((
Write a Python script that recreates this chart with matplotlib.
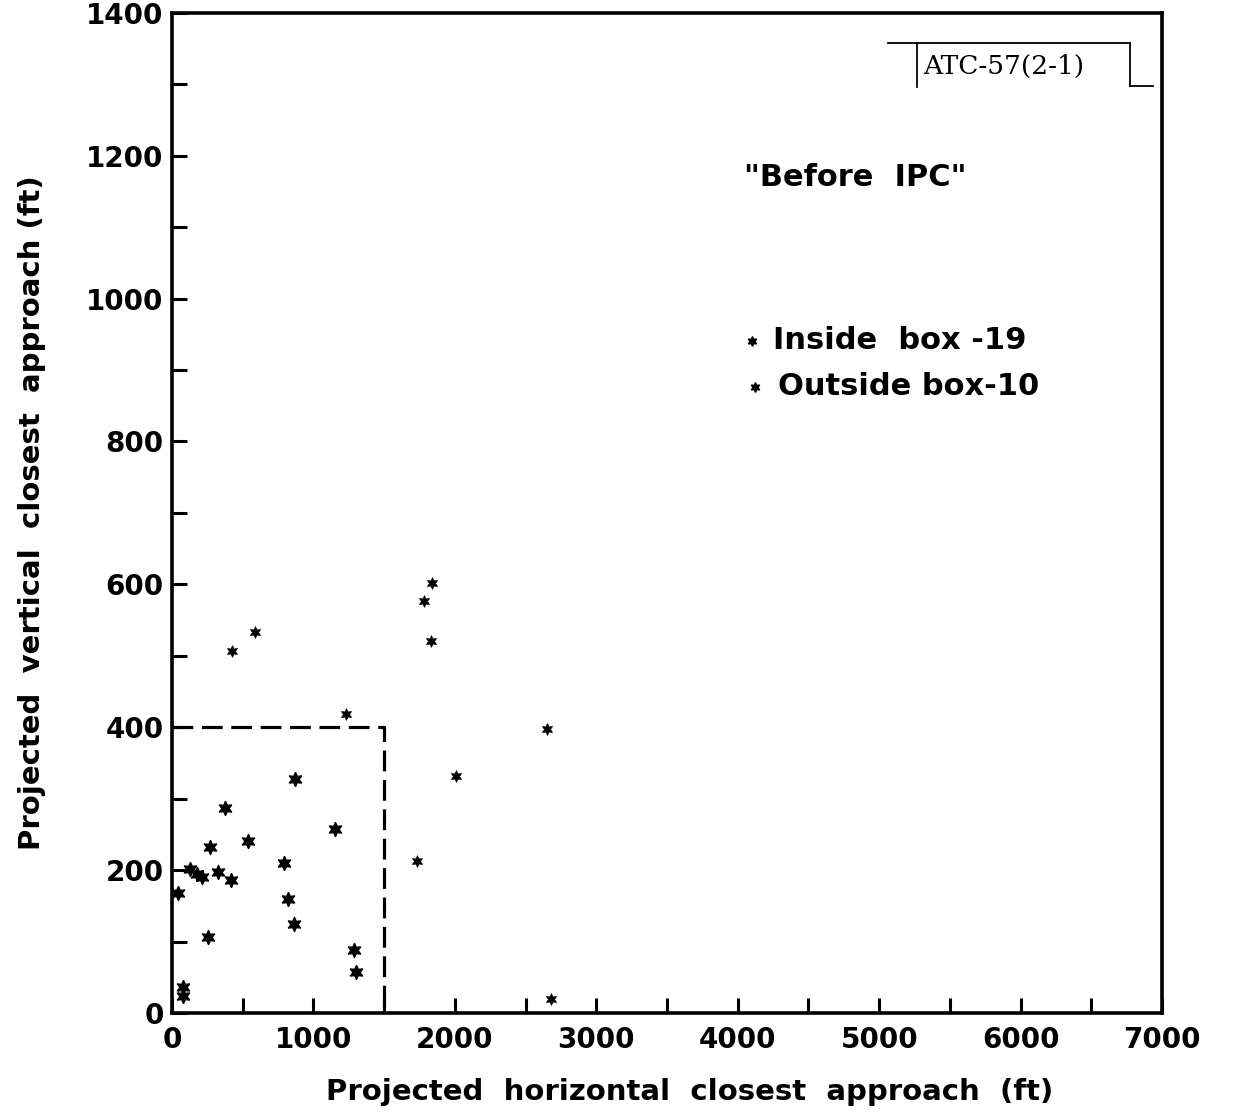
import numpy as np
import matplotlib
matplotlib.use("Agg")
import matplotlib.pyplot as plt
from matplotlib.ticker import MultipleLocator

# encounters inside the 1500 ft x 400 ft box (ft)
inside_x = [870, 377, 1153, 540, 269, 792, 127, 175, 214, 327,
            417, 40, 818, 865, 252, 1287, 1301, 80, 80]
inside_y = [327, 287, 257, 241, 232, 210, 201, 195, 191, 197,
            186, 168, 160, 125, 107, 88, 58, 36, 24]

# encounters outside the box (ft)
outside_x = [1841, 1784, 1829, 587, 427, 1231, 2008, 1735, 2654, 2680]
outside_y = [602, 576, 520, 533, 507, 419, 332, 213, 397, 19]

box_x = 1500
box_y = 400

x_max = 7000
y_max = 1400

plt.rcParams['font.family'] = 'DejaVu Sans'

fig = plt.figure(figsize=(12.34, 11.13), dpi=100)
ax = fig.add_axes([0.1394, 0.0898, 0.8023, 0.8988])

star = (6, 1, 0)
ax.plot(inside_x, inside_y, linestyle='none', marker=star, markersize=10.5,
        color='black', markeredgewidth=0.9)
ax.plot(outside_x, outside_y, linestyle='none', marker=star, markersize=8.5,
        color='black', markeredgewidth=0.5)

# the "box"
ax.plot([0, box_x, box_x], [box_y, box_y, 0], color='black', lw=2.3,
        dashes=(6.5, 2.7), clip_on=False)

ax.set_xlim(0, x_max)
ax.set_ylim(0, y_max)
ax.xaxis.set_major_locator(MultipleLocator(1000))
ax.xaxis.set_minor_locator(MultipleLocator(500))
ax.yaxis.set_major_locator(MultipleLocator(200))
ax.yaxis.set_minor_locator(MultipleLocator(100))
ax.tick_params(which='both', direction='in', length=11, width=2.2, color='black')
ax.tick_params(axis='x', which='major', labelsize=20, pad=9)
ax.tick_params(axis='y', which='major', labelsize=20, pad=6)
for lab in ax.get_xticklabels() + ax.get_yticklabels():
    lab.set_fontweight('bold')
for sp in ax.spines.values():
    sp.set_linewidth(2.6)

ax.set_xlabel('Projected  horizontal  closest  approach  (ft)', fontsize=21,
              fontweight='bold')
ax.xaxis.label.set_va('center')
ax.xaxis.set_label_coords(0.523, -0.079)
ax.set_ylabel('Projected  vertical  closest  approach (ft)', fontsize=21,
              fontweight='bold')
ax.yaxis.label.set_va('center')
ax.yaxis.set_label_coords(-0.141, 0.5)

ax.text(0.690, 0.835, '"Before  IPC"', transform=ax.transAxes, fontsize=22,
        fontweight='bold', ha='center', va='center')

# legend written as on the original
ax.plot([0.586, 0.589], [0.672, 0.626], linestyle='none', marker=star,
        markersize=7, color='black', transform=ax.transAxes)
ax.text(0.607, 0.672, f'Inside  box -{len(inside_x)}', transform=ax.transAxes,
        fontsize=22, fontweight='bold', ha='left', va='center')
ax.text(0.612, 0.626, f'Outside box-{len(outside_x)}', transform=ax.transAxes,
        fontsize=22, fontweight='bold', ha='left', va='center')

# report number tab
tab = dict(color='black', lw=1.3, transform=ax.transAxes, clip_on=False)
ax.plot([0.723, 0.968], [0.970, 0.970], **tab)
ax.plot([0.7525, 0.7525], [0.970, 0.926], **tab)
ax.plot([0.968, 0.968], [0.970, 0.927], **tab)
ax.plot([0.968, 0.991], [0.927, 0.927], **tab)
ax.text(0.759, 0.946, 'ATC-57(2-1)', transform=ax.transAxes, fontsize=19,
        family='DejaVu Serif', ha='left', va='center')

fig.savefig('out.png', dpi=100)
))
> YOUR INSTRUCTIONS:
Please take the lines from the beginning of the data above through the line holding "ax = fig.add_axes([0.1394, 0.0898, 0.8023, 0.8988])" and transcribe them exactly, without any pictures.

> RESPONSE FOR THIS EXERCISE:
Write a Python script that recreates this chart with matplotlib.
import numpy as np
import matplotlib
matplotlib.use("Agg")
import matplotlib.pyplot as plt
from matplotlib.ticker import MultipleLocator

# encounters inside the 1500 ft x 400 ft box (ft)
inside_x = [870, 377, 1153, 540, 269, 792, 127, 175, 214, 327,
            417, 40, 818, 865, 252, 1287, 1301, 80, 80]
inside_y = [327, 287, 257, 241, 232, 210, 201, 195, 191, 197,
            186, 168, 160, 125, 107, 88, 58, 36, 24]

# encounters outside the box (ft)
outside_x = [1841, 1784, 1829, 587, 427, 1231, 2008, 1735, 2654, 2680]
outside_y = [602, 576, 520, 533, 507, 419, 332, 213, 397, 19]

box_x = 1500
box_y = 400

x_max = 7000
y_max = 1400

plt.rcParams['font.family'] = 'DejaVu Sans'

fig = plt.figure(figsize=(12.34, 11.13), dpi=100)
ax = fig.add_axes([0.1394, 0.0898, 0.8023, 0.8988])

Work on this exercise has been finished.